The Lasting Influence of Edward Gorey

The New York Times digs into the lasting legacy of the playfully macabre Edward Gorey, who died a decade ago.

But until the last few years true Gorey devotees were a secret society, wearing Gorey-philia like a Masonic ring. Now, however, their numbers have swelled. The writer Daniel Handler, better known as Lemony Snicket, said, “When I was first writing ‘A Series of Unfortunate Events,’ I was wandering around everywhere saying, ‘I am a complete rip-off of Edward Gorey,’ and everyone said, ‘Who’s that?’ Now, everyone says, ‘That’s right, you are a complete rip-off of Edward Gorey.’ ”

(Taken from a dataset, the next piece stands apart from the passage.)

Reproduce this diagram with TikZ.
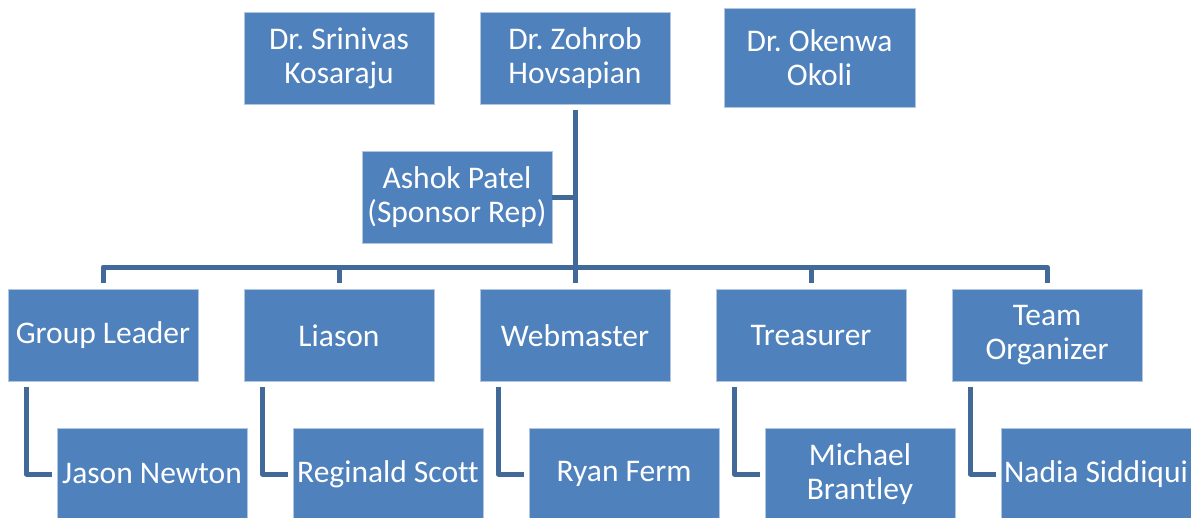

Tim Burton owes an obvious debt to Gorey, as do Rob Reger, creator of the goth gamine Emily the Strange, and Neil Gaiman, the author of the novella “Coraline.” Mr. Gaiman has an original Gorey drawing of “children gathered around a sickbed” hanging on his bedroom wall; he wanted Gorey to illustrate “Coraline,” he said, but he “died the day I finished it.”

Gorey illustrations are even becoming voguish as tattoos. Last year the ninth-season “American Idol” finalist Siobhan Magnus had a biceps tattoo of Death playing nanny to a flock of soon-to-be-doomed children, from “The Gashlycrumb Tinies,” Gorey’s grimly funny alphabet book.

I consider this a good thing. This is perhaps my favorite part: “That worldview — that a well-timed scathing remark might shame an uncouth person into acting better — seems worthy to me,” Mr. Handler said. Indeed it is.